◆ **Stored data**
=-=-=-=-=

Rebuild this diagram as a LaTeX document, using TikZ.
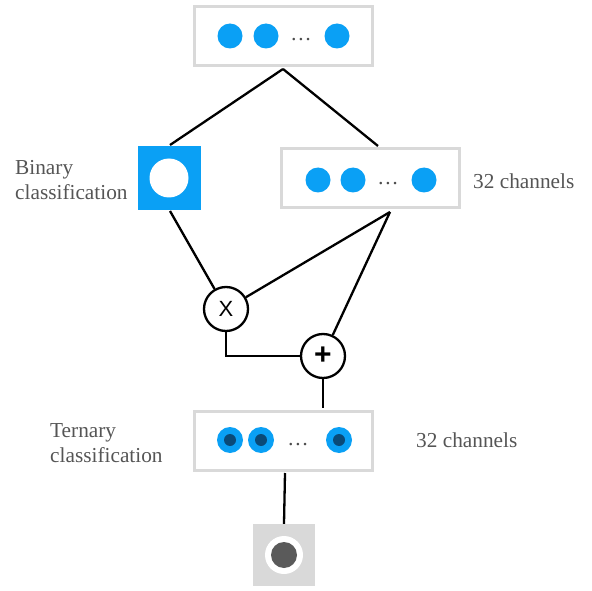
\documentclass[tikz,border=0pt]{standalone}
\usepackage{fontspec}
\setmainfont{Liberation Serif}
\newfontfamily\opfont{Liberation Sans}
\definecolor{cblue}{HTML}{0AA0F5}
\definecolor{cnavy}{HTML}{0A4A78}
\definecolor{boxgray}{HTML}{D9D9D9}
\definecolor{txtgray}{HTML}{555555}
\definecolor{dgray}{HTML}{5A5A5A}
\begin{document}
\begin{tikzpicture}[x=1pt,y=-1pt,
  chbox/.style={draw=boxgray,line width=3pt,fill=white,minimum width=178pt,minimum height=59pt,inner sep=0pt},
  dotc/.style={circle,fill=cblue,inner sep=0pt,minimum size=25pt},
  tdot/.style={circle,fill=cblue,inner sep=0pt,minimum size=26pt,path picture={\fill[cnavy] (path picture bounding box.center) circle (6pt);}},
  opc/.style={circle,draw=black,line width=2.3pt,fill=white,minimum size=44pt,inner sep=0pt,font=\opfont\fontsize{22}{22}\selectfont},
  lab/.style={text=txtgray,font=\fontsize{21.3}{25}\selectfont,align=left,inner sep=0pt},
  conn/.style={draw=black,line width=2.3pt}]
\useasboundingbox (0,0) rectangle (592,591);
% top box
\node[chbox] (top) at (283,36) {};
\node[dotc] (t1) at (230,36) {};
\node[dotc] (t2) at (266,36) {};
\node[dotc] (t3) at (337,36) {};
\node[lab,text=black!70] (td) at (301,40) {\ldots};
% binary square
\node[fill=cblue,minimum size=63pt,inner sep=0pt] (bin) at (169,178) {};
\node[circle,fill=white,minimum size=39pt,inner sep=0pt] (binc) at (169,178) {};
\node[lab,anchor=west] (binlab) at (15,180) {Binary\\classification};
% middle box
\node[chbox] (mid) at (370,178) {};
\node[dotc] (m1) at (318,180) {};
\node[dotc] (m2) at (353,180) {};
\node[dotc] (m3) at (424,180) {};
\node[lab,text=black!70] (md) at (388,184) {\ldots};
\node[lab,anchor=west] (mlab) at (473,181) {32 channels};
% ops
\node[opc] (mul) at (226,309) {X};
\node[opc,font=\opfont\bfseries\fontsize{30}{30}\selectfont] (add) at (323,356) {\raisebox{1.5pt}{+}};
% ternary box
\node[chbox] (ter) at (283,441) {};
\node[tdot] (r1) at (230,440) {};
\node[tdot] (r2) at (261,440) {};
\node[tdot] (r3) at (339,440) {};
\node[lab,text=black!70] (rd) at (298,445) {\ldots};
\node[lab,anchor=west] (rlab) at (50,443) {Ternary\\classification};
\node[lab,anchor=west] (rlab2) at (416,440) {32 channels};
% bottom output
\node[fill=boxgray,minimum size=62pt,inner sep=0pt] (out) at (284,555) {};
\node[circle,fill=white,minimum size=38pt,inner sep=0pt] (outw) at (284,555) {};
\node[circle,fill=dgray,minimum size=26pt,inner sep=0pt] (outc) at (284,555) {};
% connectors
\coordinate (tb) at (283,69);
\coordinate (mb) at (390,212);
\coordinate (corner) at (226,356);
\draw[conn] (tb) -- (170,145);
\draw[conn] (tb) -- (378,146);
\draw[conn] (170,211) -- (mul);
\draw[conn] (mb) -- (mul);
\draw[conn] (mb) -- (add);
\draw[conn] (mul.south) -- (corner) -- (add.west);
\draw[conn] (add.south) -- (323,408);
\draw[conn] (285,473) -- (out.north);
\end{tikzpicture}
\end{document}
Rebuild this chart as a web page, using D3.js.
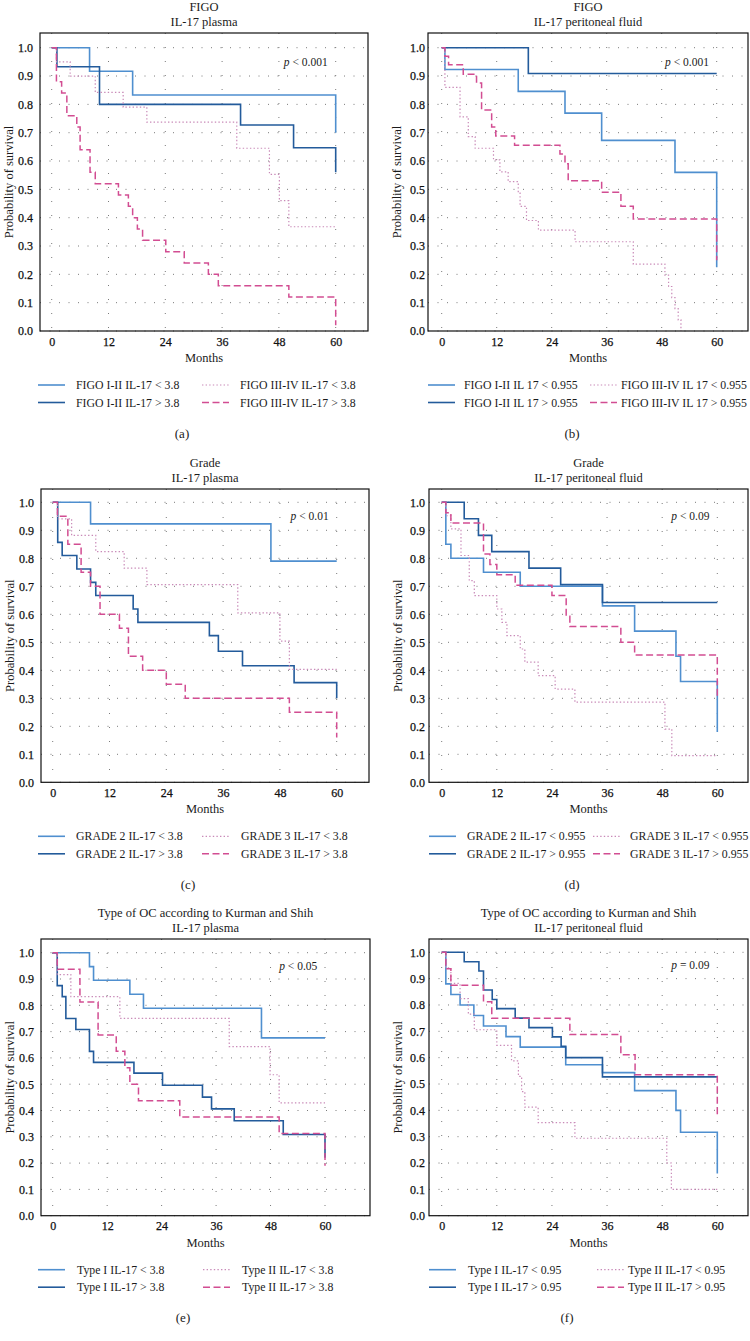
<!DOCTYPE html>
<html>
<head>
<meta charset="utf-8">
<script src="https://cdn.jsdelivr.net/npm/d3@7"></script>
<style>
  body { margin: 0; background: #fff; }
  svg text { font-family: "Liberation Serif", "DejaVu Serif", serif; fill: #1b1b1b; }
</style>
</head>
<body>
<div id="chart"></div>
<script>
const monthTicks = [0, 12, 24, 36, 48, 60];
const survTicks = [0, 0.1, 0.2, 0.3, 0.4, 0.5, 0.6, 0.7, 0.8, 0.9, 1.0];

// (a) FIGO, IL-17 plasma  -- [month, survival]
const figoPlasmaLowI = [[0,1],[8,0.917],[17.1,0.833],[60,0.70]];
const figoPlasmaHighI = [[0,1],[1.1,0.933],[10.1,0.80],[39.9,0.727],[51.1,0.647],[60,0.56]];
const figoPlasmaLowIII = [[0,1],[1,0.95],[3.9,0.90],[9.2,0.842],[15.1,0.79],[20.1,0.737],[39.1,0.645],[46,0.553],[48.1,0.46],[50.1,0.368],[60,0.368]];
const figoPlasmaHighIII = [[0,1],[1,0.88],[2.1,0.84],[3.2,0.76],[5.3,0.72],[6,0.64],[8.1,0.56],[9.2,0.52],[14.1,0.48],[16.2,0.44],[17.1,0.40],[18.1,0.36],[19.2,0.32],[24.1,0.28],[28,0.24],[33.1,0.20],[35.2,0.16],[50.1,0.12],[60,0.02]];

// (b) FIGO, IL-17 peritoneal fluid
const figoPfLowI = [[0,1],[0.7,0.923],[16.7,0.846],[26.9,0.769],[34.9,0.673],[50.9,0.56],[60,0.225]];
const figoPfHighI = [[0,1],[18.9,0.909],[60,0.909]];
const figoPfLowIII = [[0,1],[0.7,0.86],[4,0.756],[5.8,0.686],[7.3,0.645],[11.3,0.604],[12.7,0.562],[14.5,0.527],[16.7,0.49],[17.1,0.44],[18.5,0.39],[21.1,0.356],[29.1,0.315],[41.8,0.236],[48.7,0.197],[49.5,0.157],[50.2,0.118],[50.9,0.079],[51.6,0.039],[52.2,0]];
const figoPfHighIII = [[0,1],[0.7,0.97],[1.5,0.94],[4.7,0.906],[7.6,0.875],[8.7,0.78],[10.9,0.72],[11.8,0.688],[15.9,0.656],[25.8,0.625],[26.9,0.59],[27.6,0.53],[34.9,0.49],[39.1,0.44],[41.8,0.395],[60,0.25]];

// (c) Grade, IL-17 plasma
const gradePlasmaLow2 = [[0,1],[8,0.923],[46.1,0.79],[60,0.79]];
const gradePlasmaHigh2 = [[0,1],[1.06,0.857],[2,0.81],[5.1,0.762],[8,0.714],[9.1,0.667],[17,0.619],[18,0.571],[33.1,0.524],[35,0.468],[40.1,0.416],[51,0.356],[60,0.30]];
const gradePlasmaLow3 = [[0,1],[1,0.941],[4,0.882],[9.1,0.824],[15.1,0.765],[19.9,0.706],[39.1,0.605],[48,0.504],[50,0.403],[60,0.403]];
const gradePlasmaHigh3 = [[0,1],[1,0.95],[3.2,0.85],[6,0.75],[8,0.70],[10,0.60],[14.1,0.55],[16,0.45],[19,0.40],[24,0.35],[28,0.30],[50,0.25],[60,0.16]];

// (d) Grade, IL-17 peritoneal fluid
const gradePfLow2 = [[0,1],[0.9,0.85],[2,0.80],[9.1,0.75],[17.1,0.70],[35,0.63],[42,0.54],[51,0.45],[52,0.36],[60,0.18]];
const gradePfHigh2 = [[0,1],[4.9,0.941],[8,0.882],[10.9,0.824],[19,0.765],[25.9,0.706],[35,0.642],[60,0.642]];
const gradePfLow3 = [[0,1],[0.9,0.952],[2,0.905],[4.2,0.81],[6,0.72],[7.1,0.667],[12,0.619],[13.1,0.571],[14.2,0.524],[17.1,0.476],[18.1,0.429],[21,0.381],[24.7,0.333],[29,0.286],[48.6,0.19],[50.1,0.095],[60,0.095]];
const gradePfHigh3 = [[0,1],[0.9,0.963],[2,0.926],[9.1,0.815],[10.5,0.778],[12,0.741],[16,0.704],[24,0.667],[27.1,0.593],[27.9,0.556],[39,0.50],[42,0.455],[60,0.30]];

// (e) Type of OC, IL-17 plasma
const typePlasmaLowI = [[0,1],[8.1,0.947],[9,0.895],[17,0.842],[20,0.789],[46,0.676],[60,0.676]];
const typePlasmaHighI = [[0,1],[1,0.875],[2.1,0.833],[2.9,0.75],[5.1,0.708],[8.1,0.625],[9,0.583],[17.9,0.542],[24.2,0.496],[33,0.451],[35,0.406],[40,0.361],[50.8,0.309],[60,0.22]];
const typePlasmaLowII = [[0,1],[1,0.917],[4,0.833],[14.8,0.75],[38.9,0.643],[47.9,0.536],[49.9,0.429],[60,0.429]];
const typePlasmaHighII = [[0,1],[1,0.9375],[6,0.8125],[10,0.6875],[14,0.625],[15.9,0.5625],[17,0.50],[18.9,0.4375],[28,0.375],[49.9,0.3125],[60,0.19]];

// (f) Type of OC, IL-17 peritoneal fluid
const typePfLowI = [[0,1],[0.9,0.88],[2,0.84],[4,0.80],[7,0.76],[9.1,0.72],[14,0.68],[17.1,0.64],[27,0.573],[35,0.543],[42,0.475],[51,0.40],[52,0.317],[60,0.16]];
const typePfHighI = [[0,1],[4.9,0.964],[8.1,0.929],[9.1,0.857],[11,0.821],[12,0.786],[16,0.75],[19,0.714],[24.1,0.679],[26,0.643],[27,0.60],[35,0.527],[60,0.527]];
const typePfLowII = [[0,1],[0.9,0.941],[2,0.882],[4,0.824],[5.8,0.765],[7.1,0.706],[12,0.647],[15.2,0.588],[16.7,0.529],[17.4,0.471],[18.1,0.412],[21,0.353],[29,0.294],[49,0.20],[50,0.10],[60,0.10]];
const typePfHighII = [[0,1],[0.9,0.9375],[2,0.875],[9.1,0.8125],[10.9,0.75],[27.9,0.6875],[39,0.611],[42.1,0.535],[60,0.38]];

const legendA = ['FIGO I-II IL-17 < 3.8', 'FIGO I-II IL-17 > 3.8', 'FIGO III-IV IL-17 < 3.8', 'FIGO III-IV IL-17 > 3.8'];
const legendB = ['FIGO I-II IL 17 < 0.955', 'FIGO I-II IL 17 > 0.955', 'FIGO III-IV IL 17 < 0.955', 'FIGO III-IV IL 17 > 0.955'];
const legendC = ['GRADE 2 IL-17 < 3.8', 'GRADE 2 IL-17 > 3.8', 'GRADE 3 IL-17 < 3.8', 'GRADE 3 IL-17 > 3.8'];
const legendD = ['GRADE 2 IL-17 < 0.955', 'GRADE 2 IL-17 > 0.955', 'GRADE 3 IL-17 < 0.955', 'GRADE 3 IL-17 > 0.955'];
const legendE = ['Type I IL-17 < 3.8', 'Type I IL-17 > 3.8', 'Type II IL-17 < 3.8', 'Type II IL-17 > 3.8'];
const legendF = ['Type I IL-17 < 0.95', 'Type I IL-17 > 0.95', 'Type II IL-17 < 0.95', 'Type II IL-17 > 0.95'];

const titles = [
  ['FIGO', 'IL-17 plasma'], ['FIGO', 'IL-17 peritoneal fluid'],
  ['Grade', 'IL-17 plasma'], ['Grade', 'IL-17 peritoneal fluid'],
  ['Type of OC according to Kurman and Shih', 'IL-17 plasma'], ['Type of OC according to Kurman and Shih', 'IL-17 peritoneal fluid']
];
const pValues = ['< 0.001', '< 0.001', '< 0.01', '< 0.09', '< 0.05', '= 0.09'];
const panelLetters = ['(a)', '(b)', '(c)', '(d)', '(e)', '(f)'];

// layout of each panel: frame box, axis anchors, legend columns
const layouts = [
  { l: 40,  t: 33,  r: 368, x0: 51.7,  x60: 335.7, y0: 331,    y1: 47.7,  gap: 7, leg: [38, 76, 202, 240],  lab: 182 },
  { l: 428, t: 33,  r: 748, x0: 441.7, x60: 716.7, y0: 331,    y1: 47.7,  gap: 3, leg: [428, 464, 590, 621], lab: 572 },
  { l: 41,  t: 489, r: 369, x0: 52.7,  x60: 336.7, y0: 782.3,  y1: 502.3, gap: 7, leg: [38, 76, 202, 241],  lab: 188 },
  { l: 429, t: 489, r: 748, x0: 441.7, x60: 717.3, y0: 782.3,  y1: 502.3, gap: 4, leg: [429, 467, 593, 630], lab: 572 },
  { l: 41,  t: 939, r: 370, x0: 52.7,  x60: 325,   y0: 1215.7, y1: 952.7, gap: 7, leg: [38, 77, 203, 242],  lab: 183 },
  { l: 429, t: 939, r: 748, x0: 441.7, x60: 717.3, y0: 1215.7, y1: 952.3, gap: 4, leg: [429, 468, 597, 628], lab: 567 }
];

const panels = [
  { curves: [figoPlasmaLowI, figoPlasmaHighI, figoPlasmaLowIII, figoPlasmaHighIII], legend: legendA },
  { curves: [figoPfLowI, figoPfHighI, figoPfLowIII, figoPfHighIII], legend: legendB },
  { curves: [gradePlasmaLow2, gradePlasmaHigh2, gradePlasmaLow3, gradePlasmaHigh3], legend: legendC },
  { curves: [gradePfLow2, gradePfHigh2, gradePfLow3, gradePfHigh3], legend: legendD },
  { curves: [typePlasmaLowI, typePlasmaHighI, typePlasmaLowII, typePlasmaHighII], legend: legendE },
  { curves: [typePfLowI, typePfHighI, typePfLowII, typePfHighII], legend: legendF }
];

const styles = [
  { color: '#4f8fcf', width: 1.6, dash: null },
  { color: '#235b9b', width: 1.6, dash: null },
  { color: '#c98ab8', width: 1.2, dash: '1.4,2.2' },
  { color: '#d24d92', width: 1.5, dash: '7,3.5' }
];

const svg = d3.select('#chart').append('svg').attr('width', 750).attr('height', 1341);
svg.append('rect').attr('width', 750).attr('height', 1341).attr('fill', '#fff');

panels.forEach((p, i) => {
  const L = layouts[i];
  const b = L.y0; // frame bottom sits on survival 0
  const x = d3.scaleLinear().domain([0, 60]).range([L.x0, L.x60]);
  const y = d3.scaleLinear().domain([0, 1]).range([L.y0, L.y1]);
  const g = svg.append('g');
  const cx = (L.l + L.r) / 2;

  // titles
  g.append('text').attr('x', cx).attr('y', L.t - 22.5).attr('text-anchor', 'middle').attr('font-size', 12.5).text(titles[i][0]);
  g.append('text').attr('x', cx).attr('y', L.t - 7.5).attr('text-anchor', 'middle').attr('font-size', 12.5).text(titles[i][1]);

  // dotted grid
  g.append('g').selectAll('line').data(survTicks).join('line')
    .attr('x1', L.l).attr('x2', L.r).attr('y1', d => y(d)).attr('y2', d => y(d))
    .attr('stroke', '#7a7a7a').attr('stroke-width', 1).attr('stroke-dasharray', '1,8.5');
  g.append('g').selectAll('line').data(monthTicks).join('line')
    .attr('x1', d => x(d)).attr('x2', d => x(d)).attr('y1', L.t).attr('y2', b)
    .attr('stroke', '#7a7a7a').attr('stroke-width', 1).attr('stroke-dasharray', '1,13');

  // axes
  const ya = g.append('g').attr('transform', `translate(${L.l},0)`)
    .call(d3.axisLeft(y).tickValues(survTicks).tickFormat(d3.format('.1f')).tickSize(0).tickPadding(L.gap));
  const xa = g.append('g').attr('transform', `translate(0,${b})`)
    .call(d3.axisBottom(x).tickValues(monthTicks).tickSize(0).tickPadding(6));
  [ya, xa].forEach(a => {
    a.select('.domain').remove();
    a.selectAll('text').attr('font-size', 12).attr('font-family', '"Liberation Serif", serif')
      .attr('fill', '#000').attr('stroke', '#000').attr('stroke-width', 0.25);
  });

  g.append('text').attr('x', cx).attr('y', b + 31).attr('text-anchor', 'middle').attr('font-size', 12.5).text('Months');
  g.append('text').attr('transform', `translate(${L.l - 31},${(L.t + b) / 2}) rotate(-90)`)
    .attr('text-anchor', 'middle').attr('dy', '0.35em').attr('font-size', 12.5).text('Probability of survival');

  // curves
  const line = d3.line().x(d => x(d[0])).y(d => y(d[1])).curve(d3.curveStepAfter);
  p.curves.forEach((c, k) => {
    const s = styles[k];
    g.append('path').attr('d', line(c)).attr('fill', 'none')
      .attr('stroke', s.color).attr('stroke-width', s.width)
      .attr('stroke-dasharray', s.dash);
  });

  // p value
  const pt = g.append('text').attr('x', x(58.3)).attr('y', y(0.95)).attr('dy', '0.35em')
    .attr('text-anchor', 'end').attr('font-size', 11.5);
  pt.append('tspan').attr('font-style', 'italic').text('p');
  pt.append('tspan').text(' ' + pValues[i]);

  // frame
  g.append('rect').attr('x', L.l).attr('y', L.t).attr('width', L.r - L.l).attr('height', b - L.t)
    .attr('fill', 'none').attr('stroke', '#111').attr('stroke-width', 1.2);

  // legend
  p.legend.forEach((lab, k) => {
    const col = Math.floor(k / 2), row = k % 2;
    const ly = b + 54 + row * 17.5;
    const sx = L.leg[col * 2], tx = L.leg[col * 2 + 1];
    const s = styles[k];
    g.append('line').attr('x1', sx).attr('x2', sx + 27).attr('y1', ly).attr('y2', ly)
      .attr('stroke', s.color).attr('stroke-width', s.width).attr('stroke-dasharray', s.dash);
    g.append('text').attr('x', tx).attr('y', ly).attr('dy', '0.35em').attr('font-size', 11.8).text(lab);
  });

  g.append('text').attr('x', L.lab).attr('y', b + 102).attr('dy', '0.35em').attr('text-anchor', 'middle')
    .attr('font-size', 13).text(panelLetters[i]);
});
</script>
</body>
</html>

=-=-=-=-=

◆ **DO THIS**
Copy exactly, and copy only, the lines from the one with "Rebuild this chart" to the one with "0.8, 0.9, 1.0];", ends included. Pictures are not part of the copy.

◆ **TASK SOLUTION**
Rebuild this chart as a web page, using D3.js.
<!DOCTYPE html>
<html>
<head>
<meta charset="utf-8">
<script src="https://cdn.jsdelivr.net/npm/d3@7"></script>
<style>
  body { margin: 0; background: #fff; }
  svg text { font-family: "Liberation Serif", "DejaVu Serif", serif; fill: #1b1b1b; }
</style>
</head>
<body>
<div id="chart"></div>
<script>
const monthTicks = [0, 12, 24, 36, 48, 60];
const survTicks = [0, 0.1, 0.2, 0.3, 0.4, 0.5, 0.6, 0.7, 0.8, 0.9, 1.0];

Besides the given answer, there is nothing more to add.